After NOAA Fisheries approved Reef Fish Amendment 40, a move to separate a charterboat quota from the annual allowed recreational take of Gulf of Mexico red snapper, the Coastal Conservation Association announced Wednesday that it has filed suit to halt the move in U.S. District Court for the Eastern District of Louisiana.
Amendment 40, set to begin June 1, divides the recreational red snapper component (49 percent of the overall allowable annual take) into a recreational sector, which will receive 57.7 percent of that 49 percent, and a “... federal for-hire component, which is comprised of all for-hire operators with a valid or renewable federal reef fish charter vessel/headboat permit” that will receive 42.3 percent of recreational take.
The federal announcement also carried the note that each of these two components of the recreational portion will end, “... when the individual component’s annual catch target is projected to be caught.”
Federal managers also explained that 20-percent “buffer” is factored into the recreational take to arrive at the recreational “annual catch target.” The recreational season will be announced by early May. Amendment 40 has a three-year sunset provision.
CCA’s response to “sector separation” was based on the association’s belief that Amendment 40 penalizes private recreational fishermen for the benefit of the charterboat and for-hire businesses, based mostly in Florida and Alabama.
“Amendment 40 embodies everything that is wrong with federal management of our marine resources. It is completely out of step with this nation’s heritage of wildlife resource management,” CCA sppkesman Bill Bird said.
“It has been overwhelmingly opposed at every step in the process, but a very small minority has been allowed to manipulate the system to their personal advantage.”

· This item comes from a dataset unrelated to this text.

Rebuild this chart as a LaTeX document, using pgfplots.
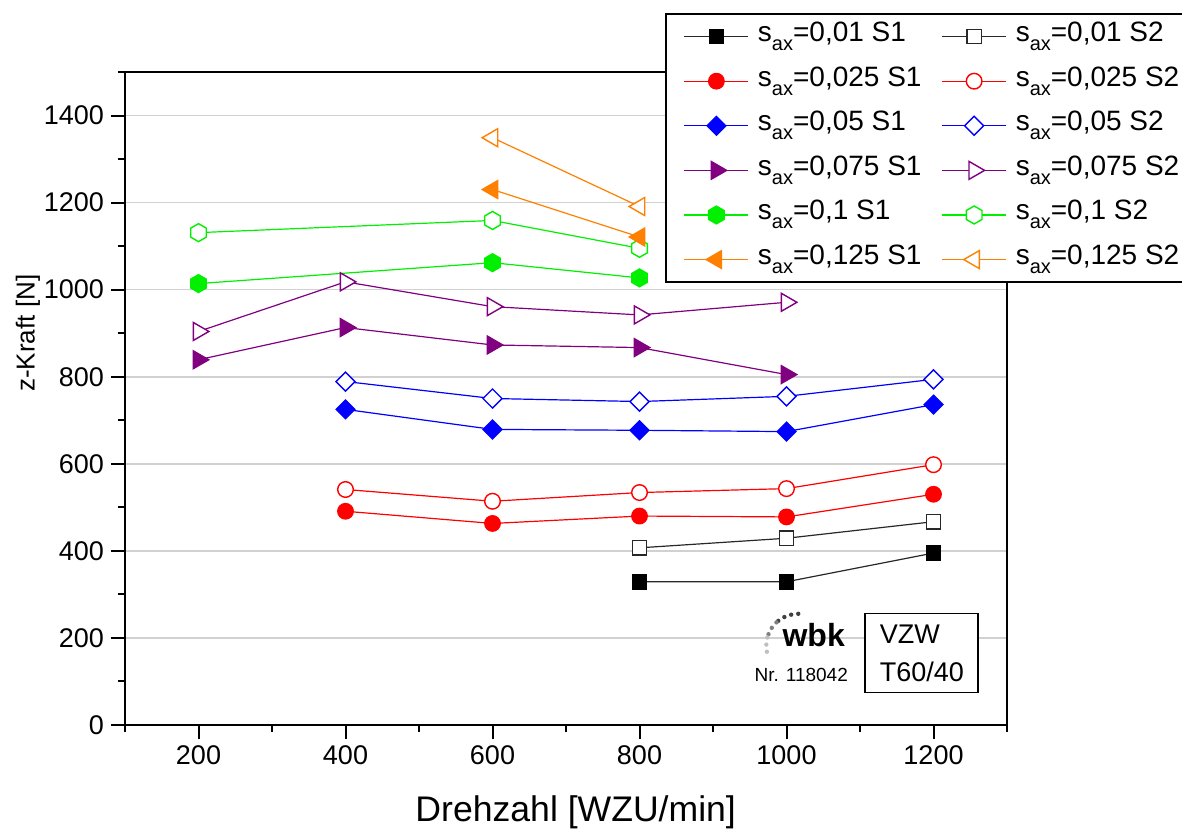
\documentclass[border=0pt]{standalone}
\usepackage{pgfplots}
\pgfplotsset{compat=1.18}
\usepackage{fontspec}
\setmainfont{Liberation Sans}

% hexagon and rhomb plot marks
\pgfdeclareplotmark{hexagon*}{%
  \pgfpathmoveto{\pgfqpointpolar{90}{\pgfplotmarksize}}%
  \pgfpathlineto{\pgfqpointpolar{150}{\pgfplotmarksize}}%
  \pgfpathlineto{\pgfqpointpolar{210}{\pgfplotmarksize}}%
  \pgfpathlineto{\pgfqpointpolar{270}{\pgfplotmarksize}}%
  \pgfpathlineto{\pgfqpointpolar{330}{\pgfplotmarksize}}%
  \pgfpathlineto{\pgfqpointpolar{30}{\pgfplotmarksize}}%
  \pgfpathclose\pgfusepathqfillstroke}
\pgfdeclareplotmark{rhomb*}{%
  \pgfpathmoveto{\pgfqpoint{0pt}{\pgfplotmarksize}}%
  \pgfpathlineto{\pgfqpoint{\pgfplotmarksize}{0pt}}%
  \pgfpathlineto{\pgfqpoint{0pt}{-\pgfplotmarksize}}%
  \pgfpathlineto{\pgfqpoint{-\pgfplotmarksize}{0pt}}%
  \pgfpathclose\pgfusepathqfillstroke}

\definecolor{cBlack}{RGB}{40,40,40}
\definecolor{cRed}{RGB}{255,0,0}
\definecolor{cBlue}{RGB}{0,0,255}
\definecolor{cPurple}{RGB}{128,0,128}
\definecolor{cGreen}{RGB}{0,240,0}
\definecolor{cOrange}{RGB}{255,128,0}

\newcommand{\sax}{s\raisebox{-4.5pt}{\fontsize{10}{10}\selectfont ax}}

\begin{document}
\begin{tikzpicture}
\begin{axis}[
  at={(0pt,0pt)}, anchor=south west,
  scale only axis,
  width=441pt, height=326.5pt,
  xmin=100, xmax=1300,
  ymin=0, ymax=1500,
  xtick={200,400,...,1200},
  minor xtick={100,300,...,1300},
  ytick={0,200,...,1400},
  minor ytick={100,300,...,1500},
  xtick pos=bottom, ytick pos=left,
  tick align=outside,
  major tick length=7pt,
  minor tick length=3.5pt,
  every tick/.style={black, line width=1pt},
  axis line style={black, line width=1.2pt},
  ymajorgrids,
  major grid style={draw=black!18, line width=0.8pt},
  /pgf/number format/assume math mode=true,
  /pgf/number format/set thousands separator={},
  ticklabel style={font=\fontsize{13.5}{16}\selectfont},
  xlabel={Drehzahl [WZU/min]},
  ylabel={z-Kraft [N]},
  xlabel style={at={(axis description cs:0.511,-0.133)}, anchor=center, font=\fontsize{17.8}{20}\selectfont},
  ylabel style={at={(axis description cs:-0.11,0.6)}, anchor=center, font=\fontsize{13}{15}\selectfont},
  ln/.style={line width=0.6pt,
    legend image code/.code={%
      \draw (0pt,0pt) -- (32pt,0pt);
      \draw plot coordinates {(16pt,0pt)};}},
  legend columns=2,
  legend style={
    at={(axis description cs:0.612,1.0904)}, anchor=north west,
    draw=black, fill=white, line width=1pt,
    font=\fontsize{14}{16}\selectfont,
    inner xsep=9pt, inner ysep=0.8pt,
    nodes={text height=10pt, text depth=5pt, inner ysep=3pt, inner xsep=4.5pt, anchor=west},
    row sep=1.3pt,
    /tikz/every even column/.append style={column sep=5.5pt},
  },
]
% s_ax = 0.01
\addplot[ln, cBlack, mark=square*, mark size=3.6pt, mark options={solid, fill=black, draw=black, line width=0.6pt}]
  coordinates {(800,329) (1000,329) (1200,395)};
\addlegendentry{\sax=0,01 S1}
\addplot[ln, cBlack, mark=square*, mark size=3.6pt, mark options={solid, fill=white, draw=cBlack, line width=0.7pt}]
  coordinates {(800,407) (1000,429) (1200,467)};
\addlegendentry{\sax=0,01 S2}
% s_ax = 0.025
\addplot[ln, cRed, mark=*, mark size=3.9pt, mark options={solid, fill=cRed, line width=0.6pt}]
  coordinates {(400,491) (600,463) (800,480) (1000,478) (1200,530)};
\addlegendentry{\sax=0,025 S1}
\addplot[ln, cRed, mark=*, mark size=3.9pt, mark options={solid, fill=white, line width=0.7pt}]
  coordinates {(400,541) (600,514) (800,534) (1000,543) (1200,598)};
\addlegendentry{\sax=0,025 S2}
% s_ax = 0.05
\addplot[ln, cBlue, mark=rhomb*, mark size=4.75pt, mark options={solid, fill=cBlue, line width=0.6pt}]
  coordinates {(400,725) (600,679) (800,677) (1000,674) (1200,736)};
\addlegendentry{\sax=0,05 S1}
\addplot[ln, cBlue, mark=rhomb*, mark size=4.75pt, mark options={solid, fill=white, line width=0.7pt}]
  coordinates {(400,789) (600,750) (800,743) (1000,755) (1200,794)};
\addlegendentry{\sax=0,05 S2}
% s_ax = 0.075
\addplot[ln, cPurple, mark=triangle*, mark size=5.2pt, mark options={solid, rotate=-90, fill=cPurple, line width=0.6pt}]
  coordinates {(200,839) (400,913) (600,873) (800,867) (1000,805)};
\addlegendentry{\sax=0,075 S1}
\addplot[ln, cPurple, mark=triangle*, mark size=5.2pt, mark options={solid, rotate=-90, fill=white, line width=0.7pt}]
  coordinates {(200,904) (400,1018) (600,961) (800,942) (1000,971)};
\addlegendentry{\sax=0,075 S2}
% s_ax = 0.1
\addplot[ln, cGreen, mark=hexagon*, mark size=4.5pt, mark options={solid, fill=cGreen, line width=0.6pt}]
  coordinates {(200,1014) (600,1062) (800,1027)};
\addlegendentry{\sax=0,1 S1}
\addplot[ln, cGreen, mark=hexagon*, mark size=4.5pt, mark options={solid, fill=white, line width=0.7pt}]
  coordinates {(200,1131) (600,1159) (800,1095)};
\addlegendentry{\sax=0,1 S2}
% s_ax = 0.125
\addplot[ln, cOrange, mark=triangle*, mark size=5.2pt, mark options={solid, rotate=90, fill=cOrange, line width=0.6pt}]
  coordinates {(600,1230) (800,1121)};
\addlegendentry{\sax=0,125 S1}
\addplot[ln, cOrange, mark=triangle*, mark size=5.2pt, mark options={solid, rotate=90, fill=white, line width=0.7pt}]
  coordinates {(600,1349) (800,1191)};
\addlegendentry{\sax=0,125 S2}

% institute logo and test label
\draw[black!75, line width=2.2pt, line cap=round, dash pattern=on 0pt off 3.6pt]
  (axis cs:1016,182) ++(90:16pt) arc[start angle=90, end angle=130, radius=16pt];
\draw[black!50, line width=2.2pt, line cap=round, dash pattern=on 0pt off 3.6pt]
  (axis cs:1016,182) ++(133:16pt) arc[start angle=133, end angle=162, radius=16pt];
\draw[black!25, line width=2.2pt, line cap=round, dash pattern=on 0pt off 3.6pt]
  (axis cs:1016,182) ++(165:16pt) arc[start angle=165, end angle=195, radius=16pt];
\node[font=\fontsize{16}{18}\bfseries\selectfont, inner sep=0pt] at (axis cs:1037,206) {wbk};
\node[font=\fontsize{9.5}{11}\selectfont, inner sep=0pt] at (axis cs:1020,115) {Nr. 118042};
\node[draw=black, line width=0.9pt, fill=white, anchor=north west, minimum width=56.5pt, minimum height=39.5pt,
      align=left, font=\fontsize{13.5}{19}\selectfont, inner sep=0pt]
  at (axis cs:1106,258) {VZW\\T60/40};
\end{axis}
\pgfresetboundingbox
\path[use as bounding box] (-62.5pt,-53.5pt) rectangle (528.5pt,362.5pt);
\end{tikzpicture}
\end{document}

CCA further claimed the new rule “... constitutes agency action that is arbitrary and capricious, an abuse of discretion, not in accordance with law and in excess of statutory jurisdiction, authority, or limitations.”
A note from a Plaquemine resident warns that La. 75, better known as Belleview Road, will be closed from 8 a.m.-6 p.m. Saturday.
Kirk Rhinehart is always looking for a place to take his sons, Parker and Garrett, fishing, and found a just-right spot amidst all the rain and high water of the last week.
They’re fishing in the spring floodwaters in the batture of the Mississippi River with jug lines, a method documented as being used by American Indians as far back as the first European settlers to land in south Louisiana.
And Saturday, the Rhineharts had something to celebrate, something more than the handful of giant blue and flathead catfish they landed.
It was an albino blue catfish.
“That was a cool fish, the first white catfish I’ve ever seen,” Papa Kirk said. “I’ve seen some that were piebald, blotchy, but this one was pure white and had dark, reddish eyes. It was cool, too, that we caught a smaller flathead catfish on the same line.
“We’ve been juglining for a bunch of years, but this is the first year we’ve tried on the river levee when the water is up,” he continued. “It’s chance to catch flatheads, which is a fish we don’t see a lot here.”
Ever since the State Legislature approved silencers to hunt feral hogs in Louisiana, hunters and landowners have had questions about how adaptive and effective this equipment can be.
From 11 a.m.-5 p.m. Friday, Hunter’s Run Gun Club in Port Allen, SilencerCo representative Jim York and other staffers will answer those questions and allow shooters to fire weapons as part of its Quiet Riot Tour.
“We’ll have all the products in our line, everything from 22 (caliber), rimfire and shotguns,” York said.
State and federal regulations will be covered. Jim’s Firearms is the supporting dealer.